Перечисляя по приезде в Москву те занятия, которым бы хотел Мейерхольд уделять свободное от университета время, как мы выше указали, он упомянул и музыку. Одним из способов занятия музыкой было участие в студенческом оркестре. Мейерхольд и пытается попасть туда в качестве скрипача. Однако, так как он долго не упражнялся, его техника ослабела, «руки окоченели». В письме от 18‑го сентября он пишет, что его зачислили только кандидатом, так как на пробе ему пришлось перед профессором консерватории без нот играть довольно трудные (трехоктавные) гаммы и место из Гайдна б livre ouvert, что ему было трудно.

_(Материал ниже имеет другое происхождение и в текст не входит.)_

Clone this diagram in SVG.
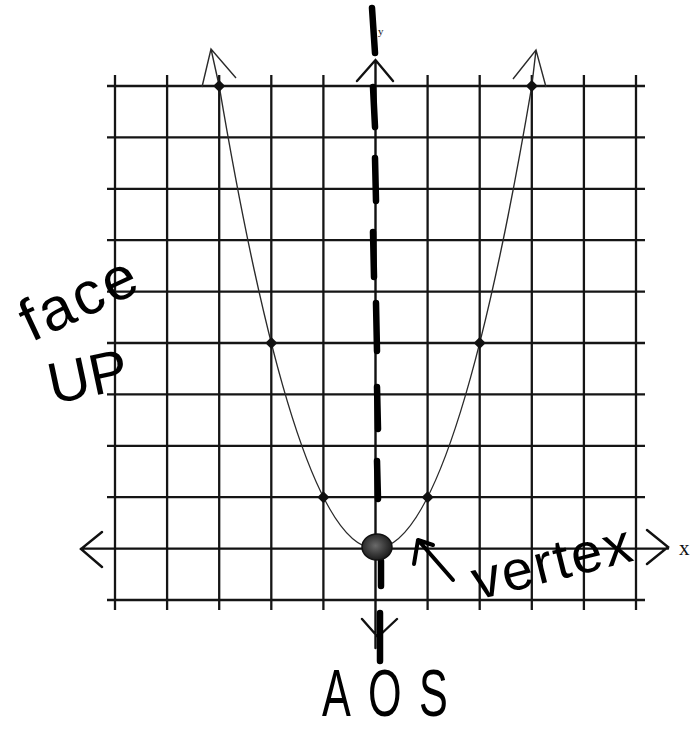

Музыкальные стремления Мейерхольд пытается удовлетворить и посещая концерты в «Рядах», где в то время два раза в неделю от 4 до 6 играла музыка. Но побывав дважды на этих концертах, он пишет: «больше не пойду; довольно-таки неинтересно: тьма народу, большая давка, душно и пыльно».

Так как в Малом театре репертуар в октябре не представляет, по мнению Мейерхольда, ничего интересного, новинки — плохая пьеса «Два лагеря» и никуда негодная переделка «Дворянского гнезда», то Мейерхольд и не стремится туда получить билет. Но он начинает знакомство с московскими оперными сценами. В Никитском театре, где играет оперная труппа Унковского, слушает «Макковеев», шедших для открытия сезона. Мейерхольд так «рецензирует» этот спектакль:

«Ввиду трудности оперы и ввиду плохой акустики Никитского театра трудно сказать что-нибудь определенное о составе оперной труппы. По крайней мере, нельзя относиться к ним строго. Не знаю, как будет дальше, первый спектакль показал, что большинство обладает слабыми голосами; впрочем, это несколько плохой в акустическом отношении театр; затем лично мне и многим другим не понравился хор. Ансамбль сносный; оркестр весьма удовлетворительный. Успех вполне заслуженный имел в этом спектакле Унковский… Голос его, конечно, не так свеж (ведь он уже не первой молодости), но зато выразителен; особенно удались ему лирические места его партии. Сегодня мы (я и Лисицкий) идем на “Трубадура”».